For the first time in his life, he felt empowered. At the ripe old age of 52, Raphael made his very first trip out of Papua New Guinea to Singapore, to represent the country in a leadership conference. The experience was life-changing. It changed his family’s perception too, helping them realize that Raphael was capable of so much more than they imagined.
Raphael, like so many other athletes, has put Papua New Guinea on the world map. In 2015, we sent a team to the Special Olympics World Summer Games held in Los Angeles, and made our country proud by bringing home medals in athletics. In 2019, our athletes went to the World Games in Abu Dhabi and delivered a clean sweep of medals in shot put, among other achievements.
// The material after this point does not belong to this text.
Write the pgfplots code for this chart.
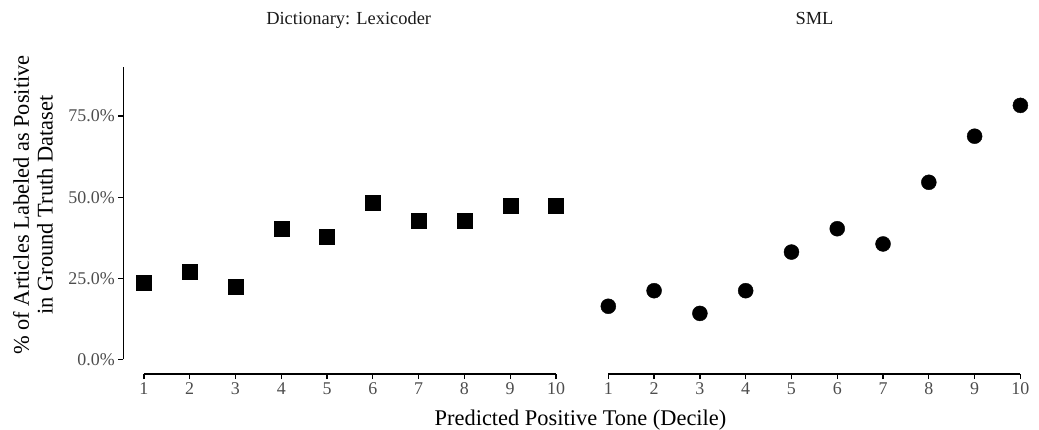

It is absolutely amazing to witness what our athletes are capable of, when given the opportunity to shine.
For many of these athletes, it is their first time competing and representing their country on the global stage. The exposure and confidence gained are transformative for all of us. To be honest, I’ve never travelled before being a part of the movement. Since 2013, I have been exposed to so many people from all over the world who are doing their bit to promote inclusion for people with intellectual disabilities, and it’s humbling to know I’m part of this global community.
We have a long road ahead of us. Companies need to be more inclusive, hire more people with intellectual disabilities, and fund organizations like ours so that we can do more for our athletes. Parents need to change their mindsets, expose their children with disabilities to experiences, and not hide them at home in shame. More volunteers need to come forward, to be guardians, mentors and coaches to our athletes. The public needs to open their hearts and minds, to interact with our athletes and befriend them.
It is my hope that we will one day see a truly inclusive world, where people do not just tolerate but accept unconditionally. To borrow a quote, “Diversity is having a seat at the table, inclusion is having a voice, and belonging is having that voice be heard.”